There are 11 possible categories for a given product. In order to get the desired size for the dataset, original data was oversampled for each category with the Random Oversampling Examples (ROSE).

The original data didn’t contain date and time information. Data was artificially partitioned into separate days in a preprocessing stage for the fabrication of this dataset.

Features Description#

Target Features#

These are features that are typically targeted for prediction/classification.

Target Features#
Feature	Description	Type	Present in Versions
output_discount	if the purchased product had a discount, bool	Target	all

Prediction Features#

These features are outputs from a given ML model. Can be directly the prediction/predicted class or also scores such as uncertainty, probability and confidence scores.

Prediction Features#
Feature	Description	Type	Present in Versions
output_prediction	Random Forest model’s prediction for target variable output_discount	Prediction	all
output_score	Class probability for the predicted class	Prediction	all

output_prediction and output_score was obtaind by training a Random Forest model with the SKLearn library. Data used to train the model was previously separated and is not present in this dataset.

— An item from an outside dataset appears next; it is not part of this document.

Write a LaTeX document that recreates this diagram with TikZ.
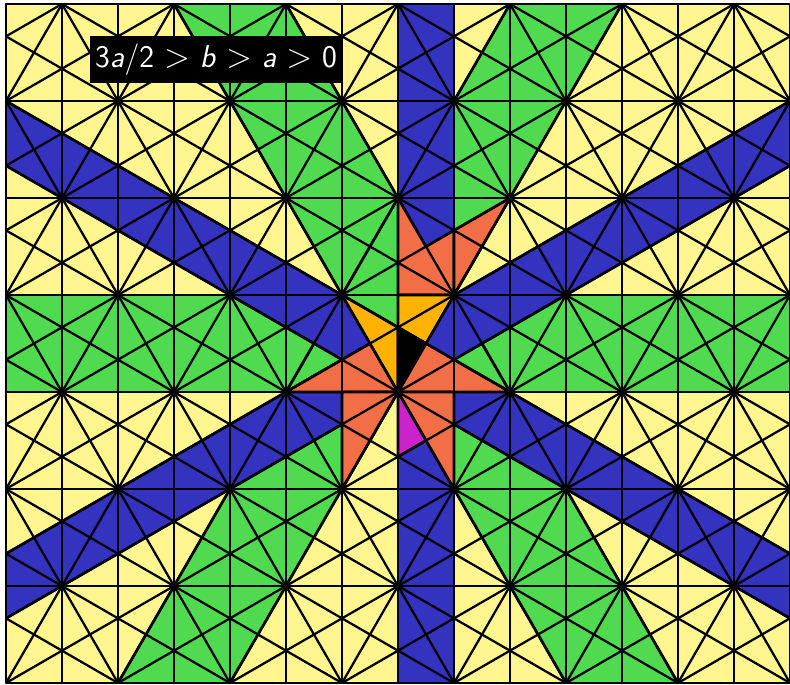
\documentclass[tikz,border=0pt]{standalone}
\usepackage{tikz}
\definecolor{cellY}{RGB}{255,246,143}
\definecolor{cellG}{RGB}{80,218,80}
\definecolor{cellB}{RGB}{51,51,191}
\definecolor{cellR}{RGB}{242,110,70}
\definecolor{cellO}{RGB}{255,178,0}
\definecolor{cellM}{RGB}{204,34,204}
\begin{document}
\begin{tikzpicture}[x=1cm,y=1.7320508cm,line join=round,
wall/.style={line width=1.15pt},
cell/.style={draw,line width=1.35pt},
tag/.style={fill=black,text=white,inner sep=0pt,minimum width=4.5cm,minimum height=0.84cm,font=\fontsize{16}{18}\selectfont\sffamily}]
\useasboundingbox (-7.107,-3.0104) rectangle (7,4.0415);
\begin{scope}
\clip (-7,-3) rectangle (7,4);
\fill[cellY] (-7,-3) rectangle (7,4);
\filldraw[cell,fill=cellG] (-8,0) rectangle (8,1);
\filldraw[cell,fill=cellG] (-10,10) -- (10,-10) -- (12,-10) -- (-8,10) -- cycle;
\filldraw[cell,fill=cellG] (-10,-10) -- (10,10) -- (8,10) -- (-12,-10) -- cycle;
\filldraw[cell,fill=cellB] (0,-4) rectangle (1,5);
\filldraw[cell,fill=cellB] (12,-4) -- (-15,5) -- (-13,5) -- (14,-4) -- cycle;
\filldraw[cell,fill=cellB] (-14,-4) -- (13,5) -- (15,5) -- (-12,-4) -- cycle;
\filldraw[cell,fill=cellR] (0,2) -- (0.5,1.5) -- (1,{5/3}) -- (1,1) -- (0,1) -- cycle;
\filldraw[cell,fill=cellR] (2,2) -- (1,{5/3}) -- (1,1) -- cycle;
\filldraw[cell,fill=cellR] (0,0) -- (0.5,0.5) -- (2,0) -- cycle;
\filldraw[cell,fill=cellR] (0,0) -- (-0.5,0.5) -- (-2,0) -- cycle;
\filldraw[cell,fill=cellR] (0,0) -- (1,0) -- (1,-1) -- cycle;
\filldraw[cell,fill=cellR] (0,0) -- (-1,0) -- (-1,-1) -- cycle;
\filldraw[cell,fill=cellO] (0,1) -- (1,1) -- (0.5,0.5) -- (0,{2/3}) -- cycle;
\filldraw[cell,fill=cellO] (-1,1) -- (0,{2/3}) -- (0,0) -- (-0.5,0.5) -- cycle;
\filldraw[cell,fill=black] (0,0) -- (0,{2/3}) -- (0.5,0.5) -- cycle;
\filldraw[cell,fill=cellM] (0,0) -- (0.5,-0.5) -- (0,{-2/3}) -- cycle;
\foreach \k in {-7,...,7} \draw[wall] (\k,-3) -- (\k,4);
\foreach \k in {-3,...,4} \draw[wall] (-7,\k) -- (7,\k);
\foreach \m in {-6,...,6} {
  \draw[wall] ({2*\m-5},-5) -- ({2*\m+5},5);
  \draw[wall] ({2*\m+5},-5) -- ({2*\m-5},5);
}
\foreach \m in {-10,...,10} {
  \draw[wall] ({2*\m-15},-5) -- ({2*\m+15},5);
  \draw[wall] ({2*\m+15},-5) -- ({2*\m-15},5);
}
\end{scope}
\draw[wall] (-7,-3) rectangle (7,4);
\node[tag] (cond) at (-3.25,3.43) {3\textit{a}/2 $>$ \textit{b} $>$ \textit{a} $>$ 0};
\end{tikzpicture}
\end{document}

The remaining partitions (baseline and inference) were each oversampled and split into separate days.

Extra Features#

These are extra features that are not of any of the previous categories, but still contain relevant information about the data.

Miscellaneous Features#
Feature	Description	Type	Present in Versions
category.Baby Care	Binarized category feature for Baby Care class	Extra	all
category.Bakery, Cakes and Dairy	Binarized category feature for Bakery, Cakes and Dairy class	Extra	all
category.Beauty and Hygiene	Binarized category feature for Beauty and Hygiene class	Extra	all
category.Beverages	Binarized category feature for Beverages class	Extra	all
category.Cleaning and Household	Binarized category feature for Cleaning and Household class	Extra	all
category.Eggs, Meat and Fish	Binarized category feature for Eggs, Meat and Fish class	Extra	all
category.Foodgrains, Oil and Masala	Binarized category feature for Foodgrains, Oil and Masala class	Extra	all
category.Fruits and Vegetables	Binarized category feature for Fruits and Vegetables class	Extra	all
category.Gourmet and World Food	Binarized category feature for Gourmet and World Food class	Extra	all
category.Kitchen, Garden and Pets	Binarized category feature for Kitchen, Garden and Pets class	Extra	all
category.Snacks and Branded Foods	Binarized category feature for Snacks and Branded Foods class	Extra	all

Input Features#

These are input features that were used to train and predict the prediction features.

Input Features#
Feature	Description	Type	Present in Versions
product	text description of the product, str	Input	all
sales_last_week	number of items sold in the last week, int	Input	all
market_price	the product’s market price, float	Input	all
rating	the user’s rating for the product at time of purchase, float	Input	all
category	the product’s category, str	Input	all

The sales_last_week feature was created based on the product’s total count for the complete dataset, and was created for demonstrational purposes.

License#

CC BY NC SA 4.0

References#

Giovanna Menardi and Nicola Torelli. Training and assessing classification rules with imbalanced data. Data Mining and Knowledge Discovery, 28:92–122, 2014.